Divorce, and the period of separation of spouses that usually precedes it, can be extremely stressful for those involved. In fact, probably the most common way that researchers have sought to understand the effects of divorce is the divorce-stress-adjustment model, which Paul Amato (2000) used to review the research literature on the subject. Although Amato concluded that divorce “has the potential to create considerable turmoil in people’s lives”, he further noted that its effects are not the same for everyone. In many cases, divorce can create short-term difficulties from which the individual eventually recovers. In some lucky cases, divorce provides clear and immediate benefits. However, in some cases, divorce can create a “downward trajectory from which [one] might never recover fully” (p. 1269).
In another review of the research literature, Booth and Amato (1991) found that stress increased before divorce and then usually declined afterwards to levels typically found in married adults. However, this process of “getting back to normal” could become delayed or even derailed when certain risk factors were present before the divorce. One set of risk factors related to resources: money, education level, and whether the wife worked (and could therefore be expected to compete in the workplace after the divorce). The second risk factor related to the perception that divorce was immoral. Such reluctant divorcees could experience more extended periods of stress after divorce. Finally, the research suggested that extended levels of stress post-divorce could fuel the development of anxiety-related symptoms. The bottom-line is that if you want to minimize risk of an anxiety disorder after divorce, one might (1) get money, and a better education, and a job, and (2) make peace with oneself regarding the immorality of divorce. In other words, move on. Of course, for those in the midst of divorce, its stress, and its complicated challenges, this may all appear easier said than done.
Scott et al. (2010) carried out a large, multinational study with over 34,000 adult participants. They found that adults whose marriages had ended through divorce (or similar unstable ends) showed generally greater risk across a wide range of mental health problems- including anxiety disorders. They also reported some differences by gender. Among men, divorce increased risk for depression. Among women, it increased risk for substance abuse disorders. The authors speculated that difference between genders in the types of role demands (especially parenting) might account for these different risk-related outcomes.
However, just because adult divorced individuals are found to be at greater risk for various mental health problems—including anxiety disorders—than are non-divorced adults, does not prove that these disorders are directly caused by either the divorced or its assumed high levels of stress. Amato (2000) and Booth and Amato (1991) made this point when they noted that although many divorced adults experience mental health problems, adults vary widely in the quality of their adjustment after divorce. Not every divorced adult crashes into sustained problems. The question is: why does divorce seem to lead to such problems for some, and not for others?
A possible answer comes from an interesting study by Brown et al. (1996). They studied a sample of 404 women living with at least one child in inner-city London (some but not all of these women were divorced).
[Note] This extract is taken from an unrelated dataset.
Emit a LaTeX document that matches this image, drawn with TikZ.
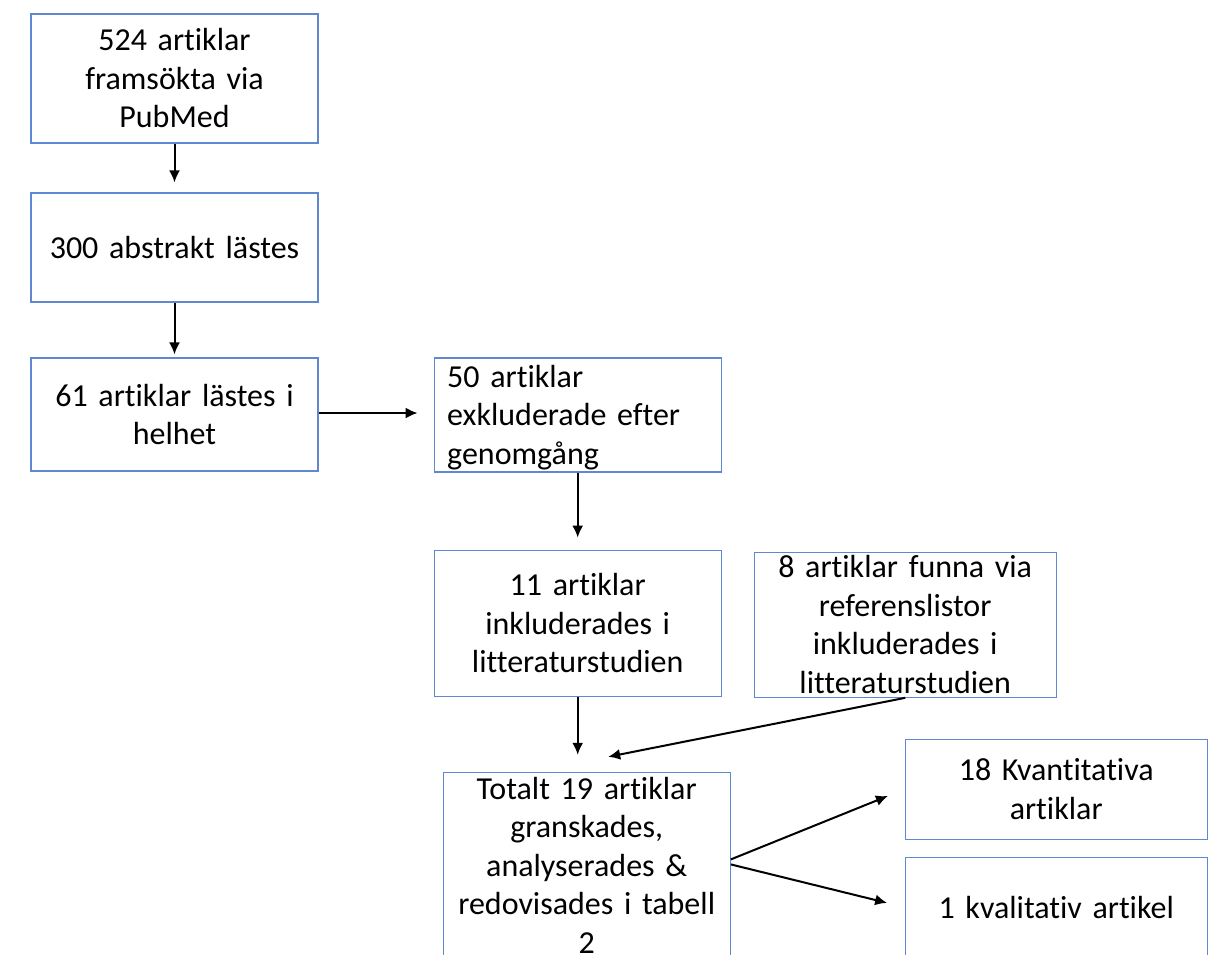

The researchers assessed the various types of problems and mental health disorders these women living on the edge faced. They found they could sort the women into two groups: those who had experienced very bad situations as children (such as neglect or abuse) and those who had not. Among those women with the more difficult childhoods, adult mental health problems such as depression and anxiety disorders were common. However, among the adult women who had experienced stressors as adults—such as from divorce—only depression tended to result. Also, one might reason that such problems in early childhood might predispose the adult to increased risk for divorce. Thus, and outside of depression, it may not be the adult divorce that creates the somewhat greater risk for anxiety-related problems; it may be the long shadow of problems that occurred in childhood.
In summary, the scientific research shows that divorce increases one’s risk of developing anxiety, regardless of gender. To minimize risk of an anxiety disorder after divorce, one might (1) get money, and a better education, and a job, and (2) make peace with oneself regarding the immorality of divorce. Also, other factors, like adverse childhood experiences, may increase the risk for anxiety, regardless of marital status.
Children of Divorced Parents
Riggio (2004) did a study of effects of parental divorce and degree of conflict during that divorce on various outcomes of children after those children reached adulthood. Conflict effects were very negative among the adult children of divorce and affected anxiety in relationships very negatively. However, divorce itself (outside of hurting father-child relationships) also seemed to have a number of positive impacts, such as improved mother-child relationship, improved social supports, improved independence, and reduced anxiety in relationships. In other words, it appears to be conflict—and not divorce—that increases the risk for anxiety in relationships amongst adult children.